» Exercise objective:
Below this line is a listing that includes pictures. Copy exactly, and only, the lines from the one containing "Generate a web" through the one containing "const y = d3.scaleLinear().domain([0,45000]).range([B,T]);"; the pictures do not go in the copy.

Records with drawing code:
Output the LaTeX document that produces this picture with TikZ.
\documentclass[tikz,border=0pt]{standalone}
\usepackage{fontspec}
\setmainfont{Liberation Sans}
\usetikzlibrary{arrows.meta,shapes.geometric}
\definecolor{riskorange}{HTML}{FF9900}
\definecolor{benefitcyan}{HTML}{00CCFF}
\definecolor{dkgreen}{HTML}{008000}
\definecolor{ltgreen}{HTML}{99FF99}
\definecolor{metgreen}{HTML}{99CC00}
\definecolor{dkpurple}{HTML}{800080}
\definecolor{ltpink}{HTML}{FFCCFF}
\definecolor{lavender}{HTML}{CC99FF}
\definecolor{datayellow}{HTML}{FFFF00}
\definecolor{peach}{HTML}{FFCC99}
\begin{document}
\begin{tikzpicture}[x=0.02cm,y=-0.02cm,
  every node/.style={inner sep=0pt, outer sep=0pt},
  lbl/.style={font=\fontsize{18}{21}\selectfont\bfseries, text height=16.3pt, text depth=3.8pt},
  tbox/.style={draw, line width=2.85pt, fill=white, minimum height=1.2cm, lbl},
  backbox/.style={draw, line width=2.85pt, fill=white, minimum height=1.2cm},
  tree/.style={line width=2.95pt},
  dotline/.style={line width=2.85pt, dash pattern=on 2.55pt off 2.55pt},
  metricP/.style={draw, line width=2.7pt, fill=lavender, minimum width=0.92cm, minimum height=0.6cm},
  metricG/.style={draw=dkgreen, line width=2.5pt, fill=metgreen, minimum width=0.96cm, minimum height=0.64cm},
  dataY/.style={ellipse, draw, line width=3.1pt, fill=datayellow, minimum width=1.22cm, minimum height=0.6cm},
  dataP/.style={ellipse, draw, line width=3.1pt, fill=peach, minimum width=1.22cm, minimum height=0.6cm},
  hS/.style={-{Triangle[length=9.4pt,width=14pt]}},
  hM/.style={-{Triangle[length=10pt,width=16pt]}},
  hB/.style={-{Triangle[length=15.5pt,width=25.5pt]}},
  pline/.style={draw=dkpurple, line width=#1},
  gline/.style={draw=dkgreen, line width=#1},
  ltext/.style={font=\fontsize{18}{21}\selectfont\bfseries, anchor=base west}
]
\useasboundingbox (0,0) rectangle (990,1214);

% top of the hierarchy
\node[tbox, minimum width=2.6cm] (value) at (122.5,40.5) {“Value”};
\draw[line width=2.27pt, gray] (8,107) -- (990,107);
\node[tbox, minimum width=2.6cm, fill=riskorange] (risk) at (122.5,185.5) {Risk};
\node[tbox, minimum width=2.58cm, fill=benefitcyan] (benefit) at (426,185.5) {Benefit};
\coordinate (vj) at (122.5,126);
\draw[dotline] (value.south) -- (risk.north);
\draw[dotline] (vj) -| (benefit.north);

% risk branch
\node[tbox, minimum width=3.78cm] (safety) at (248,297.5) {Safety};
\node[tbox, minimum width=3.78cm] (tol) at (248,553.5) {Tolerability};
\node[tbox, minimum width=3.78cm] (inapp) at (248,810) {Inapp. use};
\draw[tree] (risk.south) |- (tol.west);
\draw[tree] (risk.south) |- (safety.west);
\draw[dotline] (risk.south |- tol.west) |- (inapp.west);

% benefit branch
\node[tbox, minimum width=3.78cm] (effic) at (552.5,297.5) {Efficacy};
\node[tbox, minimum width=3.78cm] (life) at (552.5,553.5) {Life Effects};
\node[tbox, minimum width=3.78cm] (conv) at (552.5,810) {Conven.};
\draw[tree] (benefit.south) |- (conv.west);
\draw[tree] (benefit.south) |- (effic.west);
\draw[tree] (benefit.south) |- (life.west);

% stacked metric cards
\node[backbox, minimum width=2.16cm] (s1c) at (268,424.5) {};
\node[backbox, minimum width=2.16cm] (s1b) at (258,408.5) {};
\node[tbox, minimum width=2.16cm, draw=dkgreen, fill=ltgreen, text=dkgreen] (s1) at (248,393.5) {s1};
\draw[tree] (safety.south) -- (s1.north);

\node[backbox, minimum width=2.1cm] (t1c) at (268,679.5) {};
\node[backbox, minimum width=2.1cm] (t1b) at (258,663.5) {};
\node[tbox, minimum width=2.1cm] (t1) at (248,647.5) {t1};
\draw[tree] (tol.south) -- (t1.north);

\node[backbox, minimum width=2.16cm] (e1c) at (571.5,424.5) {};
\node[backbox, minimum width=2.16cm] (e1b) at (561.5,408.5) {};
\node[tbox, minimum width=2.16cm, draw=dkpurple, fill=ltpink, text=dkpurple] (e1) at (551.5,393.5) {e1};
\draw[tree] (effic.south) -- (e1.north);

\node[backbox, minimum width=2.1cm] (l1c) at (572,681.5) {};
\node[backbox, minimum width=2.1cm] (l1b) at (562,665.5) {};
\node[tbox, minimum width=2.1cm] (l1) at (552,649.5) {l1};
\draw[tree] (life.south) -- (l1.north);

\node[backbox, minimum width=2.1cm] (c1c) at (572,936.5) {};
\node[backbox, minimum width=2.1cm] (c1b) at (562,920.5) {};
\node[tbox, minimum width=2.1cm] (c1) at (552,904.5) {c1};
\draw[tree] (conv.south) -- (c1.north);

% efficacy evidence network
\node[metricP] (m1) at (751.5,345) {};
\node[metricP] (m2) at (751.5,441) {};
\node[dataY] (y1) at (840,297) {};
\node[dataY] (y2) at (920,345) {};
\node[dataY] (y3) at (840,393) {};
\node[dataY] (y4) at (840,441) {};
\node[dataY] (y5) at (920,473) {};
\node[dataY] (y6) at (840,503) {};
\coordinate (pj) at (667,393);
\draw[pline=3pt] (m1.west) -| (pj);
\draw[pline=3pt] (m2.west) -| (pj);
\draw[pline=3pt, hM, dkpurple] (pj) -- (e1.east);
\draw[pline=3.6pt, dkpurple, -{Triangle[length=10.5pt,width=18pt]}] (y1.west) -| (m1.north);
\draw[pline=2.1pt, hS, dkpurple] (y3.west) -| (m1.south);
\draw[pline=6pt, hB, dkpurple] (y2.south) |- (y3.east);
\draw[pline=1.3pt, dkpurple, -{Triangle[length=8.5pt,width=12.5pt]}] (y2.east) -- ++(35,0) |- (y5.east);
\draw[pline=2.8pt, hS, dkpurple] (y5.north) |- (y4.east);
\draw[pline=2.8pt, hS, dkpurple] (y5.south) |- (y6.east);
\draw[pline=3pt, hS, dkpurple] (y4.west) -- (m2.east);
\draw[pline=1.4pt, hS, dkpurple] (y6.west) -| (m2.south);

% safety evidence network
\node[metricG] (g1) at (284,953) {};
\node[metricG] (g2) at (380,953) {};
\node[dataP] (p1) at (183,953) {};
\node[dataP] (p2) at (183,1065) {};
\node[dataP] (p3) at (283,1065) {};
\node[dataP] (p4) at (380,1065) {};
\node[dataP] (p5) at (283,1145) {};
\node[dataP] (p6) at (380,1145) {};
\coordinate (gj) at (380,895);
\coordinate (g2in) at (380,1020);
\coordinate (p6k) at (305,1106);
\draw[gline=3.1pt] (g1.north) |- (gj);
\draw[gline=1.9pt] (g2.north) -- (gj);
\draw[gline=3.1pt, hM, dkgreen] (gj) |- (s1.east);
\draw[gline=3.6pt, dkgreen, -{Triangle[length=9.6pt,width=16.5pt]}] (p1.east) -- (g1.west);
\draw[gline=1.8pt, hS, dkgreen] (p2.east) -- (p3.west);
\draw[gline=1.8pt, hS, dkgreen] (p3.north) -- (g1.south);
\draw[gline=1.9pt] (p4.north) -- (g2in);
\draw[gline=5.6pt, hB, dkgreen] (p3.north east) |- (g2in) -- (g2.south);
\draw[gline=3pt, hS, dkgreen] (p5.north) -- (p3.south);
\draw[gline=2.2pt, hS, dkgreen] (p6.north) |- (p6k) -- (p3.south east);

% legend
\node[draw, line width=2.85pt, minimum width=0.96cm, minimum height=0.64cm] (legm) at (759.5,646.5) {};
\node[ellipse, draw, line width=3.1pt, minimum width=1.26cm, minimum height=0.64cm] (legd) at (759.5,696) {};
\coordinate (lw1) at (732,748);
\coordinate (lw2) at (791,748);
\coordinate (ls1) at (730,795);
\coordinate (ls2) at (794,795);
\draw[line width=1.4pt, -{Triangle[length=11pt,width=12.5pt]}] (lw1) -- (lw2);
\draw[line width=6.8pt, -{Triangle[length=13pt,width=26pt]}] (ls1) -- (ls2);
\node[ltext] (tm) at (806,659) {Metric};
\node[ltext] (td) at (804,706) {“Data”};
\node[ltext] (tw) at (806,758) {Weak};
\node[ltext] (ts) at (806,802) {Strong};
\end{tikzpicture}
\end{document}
==
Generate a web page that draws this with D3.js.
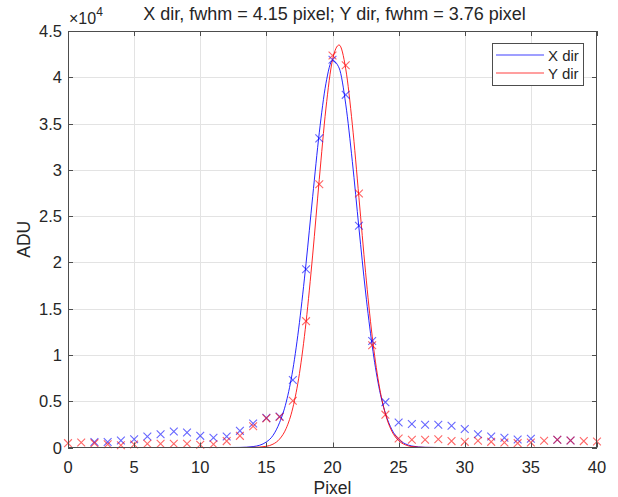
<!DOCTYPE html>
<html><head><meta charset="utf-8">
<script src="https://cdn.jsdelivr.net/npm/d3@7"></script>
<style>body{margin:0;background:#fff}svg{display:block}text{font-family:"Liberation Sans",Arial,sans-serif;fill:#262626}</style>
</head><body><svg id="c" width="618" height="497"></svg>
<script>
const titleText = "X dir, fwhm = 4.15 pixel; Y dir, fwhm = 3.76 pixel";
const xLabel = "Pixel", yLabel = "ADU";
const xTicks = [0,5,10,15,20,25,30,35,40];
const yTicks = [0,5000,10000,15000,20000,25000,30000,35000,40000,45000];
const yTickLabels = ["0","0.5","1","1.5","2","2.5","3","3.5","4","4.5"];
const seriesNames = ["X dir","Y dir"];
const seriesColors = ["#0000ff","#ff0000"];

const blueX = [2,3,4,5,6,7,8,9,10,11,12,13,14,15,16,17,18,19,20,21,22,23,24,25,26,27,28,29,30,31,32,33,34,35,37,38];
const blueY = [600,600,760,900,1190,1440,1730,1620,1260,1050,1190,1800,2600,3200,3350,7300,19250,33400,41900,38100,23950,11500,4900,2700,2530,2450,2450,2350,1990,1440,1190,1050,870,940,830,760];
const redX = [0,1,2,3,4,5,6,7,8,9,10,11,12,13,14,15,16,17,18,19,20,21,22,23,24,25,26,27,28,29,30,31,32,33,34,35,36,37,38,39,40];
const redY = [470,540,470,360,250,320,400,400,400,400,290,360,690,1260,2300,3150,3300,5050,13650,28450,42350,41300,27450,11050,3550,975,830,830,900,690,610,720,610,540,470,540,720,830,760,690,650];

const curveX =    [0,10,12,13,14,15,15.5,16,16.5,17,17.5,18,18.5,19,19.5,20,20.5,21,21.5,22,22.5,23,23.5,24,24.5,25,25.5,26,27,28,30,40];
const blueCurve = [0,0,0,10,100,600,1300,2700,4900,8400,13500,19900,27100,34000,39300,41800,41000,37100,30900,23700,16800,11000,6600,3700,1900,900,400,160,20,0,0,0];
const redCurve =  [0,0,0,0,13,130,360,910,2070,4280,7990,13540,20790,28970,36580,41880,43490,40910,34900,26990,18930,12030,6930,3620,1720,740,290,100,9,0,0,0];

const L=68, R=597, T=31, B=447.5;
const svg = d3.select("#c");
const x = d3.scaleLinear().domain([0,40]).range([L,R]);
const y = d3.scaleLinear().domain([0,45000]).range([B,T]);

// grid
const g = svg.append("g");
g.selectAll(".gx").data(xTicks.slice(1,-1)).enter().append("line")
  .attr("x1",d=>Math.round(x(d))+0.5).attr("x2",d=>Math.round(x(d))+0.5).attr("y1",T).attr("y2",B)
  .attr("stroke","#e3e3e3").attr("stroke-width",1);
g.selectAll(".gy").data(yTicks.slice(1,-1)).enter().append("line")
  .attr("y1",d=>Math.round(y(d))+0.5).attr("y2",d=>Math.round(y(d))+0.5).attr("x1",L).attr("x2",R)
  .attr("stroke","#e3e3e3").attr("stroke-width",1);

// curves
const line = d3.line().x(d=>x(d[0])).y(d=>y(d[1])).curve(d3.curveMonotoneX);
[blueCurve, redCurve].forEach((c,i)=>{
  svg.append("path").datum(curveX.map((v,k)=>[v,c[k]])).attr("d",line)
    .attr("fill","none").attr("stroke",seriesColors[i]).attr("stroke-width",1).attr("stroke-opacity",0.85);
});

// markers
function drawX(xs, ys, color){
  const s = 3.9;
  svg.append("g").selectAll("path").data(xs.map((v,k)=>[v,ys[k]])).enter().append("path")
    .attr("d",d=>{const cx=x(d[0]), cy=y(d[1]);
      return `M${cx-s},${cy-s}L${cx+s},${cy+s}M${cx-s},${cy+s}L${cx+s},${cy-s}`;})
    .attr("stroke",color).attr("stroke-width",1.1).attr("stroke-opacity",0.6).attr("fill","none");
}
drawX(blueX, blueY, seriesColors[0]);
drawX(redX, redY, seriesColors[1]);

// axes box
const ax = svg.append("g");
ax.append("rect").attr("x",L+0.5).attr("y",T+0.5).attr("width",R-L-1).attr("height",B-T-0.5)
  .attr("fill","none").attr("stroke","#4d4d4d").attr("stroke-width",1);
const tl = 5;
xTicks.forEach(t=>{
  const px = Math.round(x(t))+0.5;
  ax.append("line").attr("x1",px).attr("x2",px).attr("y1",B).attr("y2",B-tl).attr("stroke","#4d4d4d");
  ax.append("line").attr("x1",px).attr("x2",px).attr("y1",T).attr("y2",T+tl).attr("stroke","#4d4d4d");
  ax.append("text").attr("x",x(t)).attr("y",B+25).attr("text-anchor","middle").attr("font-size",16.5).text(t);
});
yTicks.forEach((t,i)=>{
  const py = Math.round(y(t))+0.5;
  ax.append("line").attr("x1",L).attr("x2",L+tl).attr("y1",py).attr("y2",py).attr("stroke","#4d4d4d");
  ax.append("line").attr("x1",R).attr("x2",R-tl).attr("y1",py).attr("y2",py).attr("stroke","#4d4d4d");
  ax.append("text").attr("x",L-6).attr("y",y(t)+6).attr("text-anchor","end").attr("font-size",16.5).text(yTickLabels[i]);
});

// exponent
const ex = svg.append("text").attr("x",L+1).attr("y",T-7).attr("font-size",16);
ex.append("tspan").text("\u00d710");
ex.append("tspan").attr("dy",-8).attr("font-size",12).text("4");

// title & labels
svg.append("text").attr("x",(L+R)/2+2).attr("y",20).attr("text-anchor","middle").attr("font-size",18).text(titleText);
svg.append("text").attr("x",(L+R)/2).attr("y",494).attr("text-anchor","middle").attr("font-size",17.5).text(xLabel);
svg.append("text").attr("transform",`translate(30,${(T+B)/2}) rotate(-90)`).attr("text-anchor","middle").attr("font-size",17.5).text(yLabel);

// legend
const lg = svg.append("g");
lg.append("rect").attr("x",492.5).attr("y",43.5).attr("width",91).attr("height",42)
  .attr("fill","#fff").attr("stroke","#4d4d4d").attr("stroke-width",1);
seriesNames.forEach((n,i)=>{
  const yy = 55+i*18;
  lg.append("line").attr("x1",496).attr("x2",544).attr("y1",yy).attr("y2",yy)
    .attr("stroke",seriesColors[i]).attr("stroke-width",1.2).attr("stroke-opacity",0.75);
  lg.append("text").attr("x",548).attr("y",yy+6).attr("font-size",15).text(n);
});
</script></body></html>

» Exercise output:
Generate a web page that draws this with D3.js.
<!DOCTYPE html>
<html><head><meta charset="utf-8">
<script src="https://cdn.jsdelivr.net/npm/d3@7"></script>
<style>body{margin:0;background:#fff}svg{display:block}text{font-family:"Liberation Sans",Arial,sans-serif;fill:#262626}</style>
</head><body><svg id="c" width="618" height="497"></svg>
<script>
const titleText = "X dir, fwhm = 4.15 pixel; Y dir, fwhm = 3.76 pixel";
const xLabel = "Pixel", yLabel = "ADU";
const xTicks = [0,5,10,15,20,25,30,35,40];
const yTicks = [0,5000,10000,15000,20000,25000,30000,35000,40000,45000];
const yTickLabels = ["0","0.5","1","1.5","2","2.5","3","3.5","4","4.5"];
const seriesNames = ["X dir","Y dir"];
const seriesColors = ["#0000ff","#ff0000"];

const blueX = [2,3,4,5,6,7,8,9,10,11,12,13,14,15,16,17,18,19,20,21,22,23,24,25,26,27,28,29,30,31,32,33,34,35,37,38];
const blueY = [600,600,760,900,1190,1440,1730,1620,1260,1050,1190,1800,2600,3200,3350,7300,19250,33400,41900,38100,23950,11500,4900,2700,2530,2450,2450,2350,1990,1440,1190,1050,870,940,830,760];
const redX = [0,1,2,3,4,5,6,7,8,9,10,11,12,13,14,15,16,17,18,19,20,21,22,23,24,25,26,27,28,29,30,31,32,33,34,35,36,37,38,39,40];
const redY = [470,540,470,360,250,320,400,400,400,400,290,360,690,1260,2300,3150,3300,5050,13650,28450,42350,41300,27450,11050,3550,975,830,830,900,690,610,720,610,540,470,540,720,830,760,690,650];

const curveX =    [0,10,12,13,14,15,15.5,16,16.5,17,17.5,18,18.5,19,19.5,20,20.5,21,21.5,22,22.5,23,23.5,24,24.5,25,25.5,26,27,28,30,40];
const blueCurve = [0,0,0,10,100,600,1300,2700,4900,8400,13500,19900,27100,34000,39300,41800,41000,37100,30900,23700,16800,11000,6600,3700,1900,900,400,160,20,0,0,0];
const redCurve =  [0,0,0,0,13,130,360,910,2070,4280,7990,13540,20790,28970,36580,41880,43490,40910,34900,26990,18930,12030,6930,3620,1720,740,290,100,9,0,0,0];

const L=68, R=597, T=31, B=447.5;
const svg = d3.select("#c");
const x = d3.scaleLinear().domain([0,40]).range([L,R]);
const y = d3.scaleLinear().domain([0,45000]).range([B,T]);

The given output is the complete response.